Freeform optics is also gaining increasing importance as more and more systems approach the difraction limit and become faster.  Very high speed systems that are near their diffraction limits exhibit freeform effects due to small errors in alignment.  This has led in the last couple of years to an increase in the awareness of freeform effects.  In particular, if NASA had read a paper published by my research group a couple of years ago it would have saved them 8 months of stalled head scratching with the James Webb space telescope.  What a greater awareness of freeform effects means for photographers is a refined design for manufacture methodology.  This ultimately will lead to either better or cheaper lens designs.

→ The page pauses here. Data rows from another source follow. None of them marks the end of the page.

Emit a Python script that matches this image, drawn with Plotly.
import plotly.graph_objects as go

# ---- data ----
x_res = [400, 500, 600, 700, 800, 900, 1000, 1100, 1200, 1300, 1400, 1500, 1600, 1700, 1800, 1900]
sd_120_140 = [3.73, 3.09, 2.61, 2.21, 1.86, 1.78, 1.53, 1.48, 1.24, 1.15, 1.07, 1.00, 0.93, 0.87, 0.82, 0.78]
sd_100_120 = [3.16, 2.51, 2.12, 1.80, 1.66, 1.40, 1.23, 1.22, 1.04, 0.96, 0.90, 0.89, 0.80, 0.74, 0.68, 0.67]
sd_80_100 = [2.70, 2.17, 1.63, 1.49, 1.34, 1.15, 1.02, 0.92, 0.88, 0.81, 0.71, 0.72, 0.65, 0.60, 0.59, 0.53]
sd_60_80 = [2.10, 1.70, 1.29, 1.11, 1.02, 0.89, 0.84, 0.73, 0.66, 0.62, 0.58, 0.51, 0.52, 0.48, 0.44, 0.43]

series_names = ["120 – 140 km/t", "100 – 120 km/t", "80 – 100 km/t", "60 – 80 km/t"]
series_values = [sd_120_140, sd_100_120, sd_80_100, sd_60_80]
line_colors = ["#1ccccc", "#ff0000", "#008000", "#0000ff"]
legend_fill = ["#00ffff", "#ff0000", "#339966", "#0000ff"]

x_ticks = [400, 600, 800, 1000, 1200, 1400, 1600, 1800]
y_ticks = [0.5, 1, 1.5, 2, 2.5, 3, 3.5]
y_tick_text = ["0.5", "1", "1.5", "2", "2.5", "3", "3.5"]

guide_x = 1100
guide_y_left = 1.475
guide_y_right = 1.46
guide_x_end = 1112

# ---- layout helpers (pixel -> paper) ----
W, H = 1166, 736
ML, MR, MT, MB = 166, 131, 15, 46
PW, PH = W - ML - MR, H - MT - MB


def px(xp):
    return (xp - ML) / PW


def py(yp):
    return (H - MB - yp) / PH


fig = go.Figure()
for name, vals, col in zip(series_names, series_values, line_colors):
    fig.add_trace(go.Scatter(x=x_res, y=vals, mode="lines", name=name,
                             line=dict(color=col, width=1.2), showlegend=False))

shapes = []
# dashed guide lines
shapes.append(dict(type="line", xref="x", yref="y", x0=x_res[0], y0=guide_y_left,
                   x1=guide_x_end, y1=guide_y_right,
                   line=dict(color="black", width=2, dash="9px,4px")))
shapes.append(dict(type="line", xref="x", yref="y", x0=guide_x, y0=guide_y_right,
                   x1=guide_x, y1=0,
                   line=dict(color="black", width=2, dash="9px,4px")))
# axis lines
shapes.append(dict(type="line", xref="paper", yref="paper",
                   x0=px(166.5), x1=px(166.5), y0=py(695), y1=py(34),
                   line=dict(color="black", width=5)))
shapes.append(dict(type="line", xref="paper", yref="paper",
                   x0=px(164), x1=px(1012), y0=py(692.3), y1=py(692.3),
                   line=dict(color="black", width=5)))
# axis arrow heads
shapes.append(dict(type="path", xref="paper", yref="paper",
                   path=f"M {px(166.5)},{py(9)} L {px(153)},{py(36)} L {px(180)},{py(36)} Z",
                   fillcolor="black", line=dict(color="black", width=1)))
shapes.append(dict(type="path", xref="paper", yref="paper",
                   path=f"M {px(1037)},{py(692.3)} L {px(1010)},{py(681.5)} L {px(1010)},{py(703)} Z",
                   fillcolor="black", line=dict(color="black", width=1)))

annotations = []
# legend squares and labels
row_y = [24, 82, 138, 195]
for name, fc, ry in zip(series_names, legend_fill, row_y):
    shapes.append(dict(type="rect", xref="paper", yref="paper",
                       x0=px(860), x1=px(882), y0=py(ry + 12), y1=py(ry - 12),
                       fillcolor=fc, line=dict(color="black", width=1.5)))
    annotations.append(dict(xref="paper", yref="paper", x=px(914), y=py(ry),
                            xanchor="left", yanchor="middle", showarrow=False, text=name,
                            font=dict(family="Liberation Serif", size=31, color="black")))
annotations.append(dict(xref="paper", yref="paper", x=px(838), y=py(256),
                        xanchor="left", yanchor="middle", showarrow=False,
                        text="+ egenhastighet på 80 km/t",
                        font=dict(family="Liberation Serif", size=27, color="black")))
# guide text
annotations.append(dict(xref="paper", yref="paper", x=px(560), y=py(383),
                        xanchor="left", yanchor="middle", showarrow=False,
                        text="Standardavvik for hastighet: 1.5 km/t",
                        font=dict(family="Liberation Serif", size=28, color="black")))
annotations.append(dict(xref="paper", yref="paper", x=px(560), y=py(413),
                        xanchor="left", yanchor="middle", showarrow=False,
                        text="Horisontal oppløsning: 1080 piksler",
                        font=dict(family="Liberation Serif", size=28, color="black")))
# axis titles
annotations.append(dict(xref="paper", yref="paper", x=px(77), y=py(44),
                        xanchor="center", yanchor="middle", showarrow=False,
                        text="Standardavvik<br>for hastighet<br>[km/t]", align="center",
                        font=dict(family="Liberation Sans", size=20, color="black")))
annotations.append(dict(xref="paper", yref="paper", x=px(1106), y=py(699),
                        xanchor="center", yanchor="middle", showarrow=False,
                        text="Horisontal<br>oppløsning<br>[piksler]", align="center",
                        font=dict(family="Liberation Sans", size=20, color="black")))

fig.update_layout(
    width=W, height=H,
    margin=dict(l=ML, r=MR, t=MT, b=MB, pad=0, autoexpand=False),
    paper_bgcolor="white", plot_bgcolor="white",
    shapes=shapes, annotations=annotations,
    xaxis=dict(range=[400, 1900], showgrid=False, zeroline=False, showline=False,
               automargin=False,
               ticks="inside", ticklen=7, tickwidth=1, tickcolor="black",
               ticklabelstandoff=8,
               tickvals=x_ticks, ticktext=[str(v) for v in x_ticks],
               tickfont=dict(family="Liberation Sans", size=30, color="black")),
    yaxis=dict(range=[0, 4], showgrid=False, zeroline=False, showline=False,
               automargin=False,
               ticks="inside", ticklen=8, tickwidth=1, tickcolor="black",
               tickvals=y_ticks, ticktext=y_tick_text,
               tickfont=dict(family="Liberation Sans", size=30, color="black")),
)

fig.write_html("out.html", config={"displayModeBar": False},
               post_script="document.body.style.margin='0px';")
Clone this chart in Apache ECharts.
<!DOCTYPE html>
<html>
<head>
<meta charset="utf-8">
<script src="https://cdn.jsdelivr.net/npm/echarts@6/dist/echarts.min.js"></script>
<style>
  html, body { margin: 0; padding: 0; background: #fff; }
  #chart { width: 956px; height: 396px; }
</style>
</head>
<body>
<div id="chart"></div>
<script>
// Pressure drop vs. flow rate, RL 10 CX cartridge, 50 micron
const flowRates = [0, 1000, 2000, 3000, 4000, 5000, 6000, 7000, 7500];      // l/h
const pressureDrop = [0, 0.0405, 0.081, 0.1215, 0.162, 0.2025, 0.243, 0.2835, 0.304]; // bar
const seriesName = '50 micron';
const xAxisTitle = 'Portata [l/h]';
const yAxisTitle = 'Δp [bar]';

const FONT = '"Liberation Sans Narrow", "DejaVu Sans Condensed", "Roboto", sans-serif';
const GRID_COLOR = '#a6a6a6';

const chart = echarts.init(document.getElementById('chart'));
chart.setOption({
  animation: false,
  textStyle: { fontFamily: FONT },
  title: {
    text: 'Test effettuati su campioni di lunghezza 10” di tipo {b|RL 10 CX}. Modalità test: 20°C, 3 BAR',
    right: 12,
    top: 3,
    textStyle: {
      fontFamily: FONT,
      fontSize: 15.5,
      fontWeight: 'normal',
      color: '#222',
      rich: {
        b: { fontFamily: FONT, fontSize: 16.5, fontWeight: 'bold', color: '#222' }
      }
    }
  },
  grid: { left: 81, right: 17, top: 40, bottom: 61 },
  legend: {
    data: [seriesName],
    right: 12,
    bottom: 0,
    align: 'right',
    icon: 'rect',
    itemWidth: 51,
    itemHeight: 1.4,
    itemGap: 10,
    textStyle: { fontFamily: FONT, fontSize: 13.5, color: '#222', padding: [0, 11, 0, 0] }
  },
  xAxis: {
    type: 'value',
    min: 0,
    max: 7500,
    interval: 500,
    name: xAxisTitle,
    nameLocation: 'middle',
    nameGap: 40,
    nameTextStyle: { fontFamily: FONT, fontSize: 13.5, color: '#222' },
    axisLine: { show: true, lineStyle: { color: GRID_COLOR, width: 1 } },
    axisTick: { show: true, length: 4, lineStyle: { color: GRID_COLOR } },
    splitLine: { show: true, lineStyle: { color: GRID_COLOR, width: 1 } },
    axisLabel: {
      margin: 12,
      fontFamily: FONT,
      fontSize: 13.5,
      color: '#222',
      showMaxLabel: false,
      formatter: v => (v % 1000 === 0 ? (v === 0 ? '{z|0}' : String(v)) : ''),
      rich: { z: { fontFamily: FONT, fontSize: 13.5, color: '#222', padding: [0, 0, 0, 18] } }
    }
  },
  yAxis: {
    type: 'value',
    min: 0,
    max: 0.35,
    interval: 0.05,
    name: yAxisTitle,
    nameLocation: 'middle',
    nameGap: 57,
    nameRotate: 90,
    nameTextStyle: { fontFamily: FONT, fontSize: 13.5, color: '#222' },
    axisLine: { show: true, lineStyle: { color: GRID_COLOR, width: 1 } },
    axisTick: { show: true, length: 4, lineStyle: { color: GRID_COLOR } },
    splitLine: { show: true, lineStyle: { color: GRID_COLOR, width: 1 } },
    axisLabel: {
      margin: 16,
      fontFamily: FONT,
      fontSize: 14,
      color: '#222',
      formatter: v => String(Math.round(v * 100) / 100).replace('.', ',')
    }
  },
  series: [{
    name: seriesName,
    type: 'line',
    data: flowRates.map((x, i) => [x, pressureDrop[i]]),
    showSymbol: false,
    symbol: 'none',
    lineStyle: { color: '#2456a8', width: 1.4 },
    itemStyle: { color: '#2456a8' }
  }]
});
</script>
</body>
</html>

On a more photography-centric side of things, we see a push towards reducing the mount flange distance with mirrorless cameras.  This is good!  Design for an SLR requires that you constrain the optimizer from pushing the lens up near the sensor.  This often drives the design.  We have also seen an insurgence of curved sensor designs and patents for alternative sensor designs (i.e foveon-style or layered sensors).  These are good, as they also drive the lens design.  A curved sensor will allow designers to correct the petzval (field curvature) in a less ideal way while still achieving ideal performance.  In the mobile phone arena, this will result in an increase of the speed of a lens.  Research projects have seen lenses thin enough to fit in an a 7mm thick phone that resolve better than current phone lenses across the frame, while functioning at f/1.4, or the ability to simplify the design and include optical image stabilization in the same size while holding at f/2. 

 

Layered sensors allow the lens to be merely achromatically corrected while seeing an apochromatic level of correction in the final image, having the freedom to have the level of CA at what used to be "1-1.5px" while coming out to "~0" will allow better lens design. 

 

Welcome to IYL2015 folks, this begins the century of the photon.  Times are going to change reaal fast over the next couple of years in optics.

#7
Given what we have seen lately I am somewhat less optimistic for high quality wide-angle lenses on mirrorless cameras though (other than on MFT). It seems as if the problems are really massive here and they amplify exponentially towards larger sensors.

#8
If they change the flang distance; doesn't that mean they have to introduce a new system ? Would fuji, olympus or sony drop their current systems to do this ? I suppose fuji or olympus could try a full frame (or full frame+) system though neither have shown an inclination to do so (I think olympus would benefit the most given the gap between m4/3 and full frame is larger).

#9
The current mirrorless players are overspending on R&D right now - i.e losing money for the sake of getting out a product line or advancement quickly.  They cannot sustain their current spending indefinately,and 'starting over' with a new mount would be very poorly thought out.

 

My comment was pointed towards the shift towards mirrorless cameras from 45mm-odd flange distance SLRs to 15-20mm-odd flange mirrorless mounts. 

 

@Klaus,

 

If the designers of the wide-angles were more skilled the flange distance would not present a problem.  Rearside telecentric design eliminates any angle of incidence problems with the sensor.  The 'issue' is that that requires being smart/very well educated in lens design, and starting from scratch at first order then moving to third order and finally actually completing the design.  That doesn't fit with at least one of the constraints imposed by most of the mirrorless manufactures.

#10
I am wondering why they just don't use the lame trick of making the lenses longer - thus increasing the flange distance i.e. essentially providing a DSLR lens in a native mirrorless lens body. It feels as if Fuji is going that way to some degree - their lenses are comparatively big. I haven't verified this regarding their designs though.

 

Seems as if at least Sony is purposely sacrificing quality for smaller size/weight (in the APS-C league) - possibly in order to kill MFT from a paper spec perspective. This feels as if driven by marketing, less so engineering though.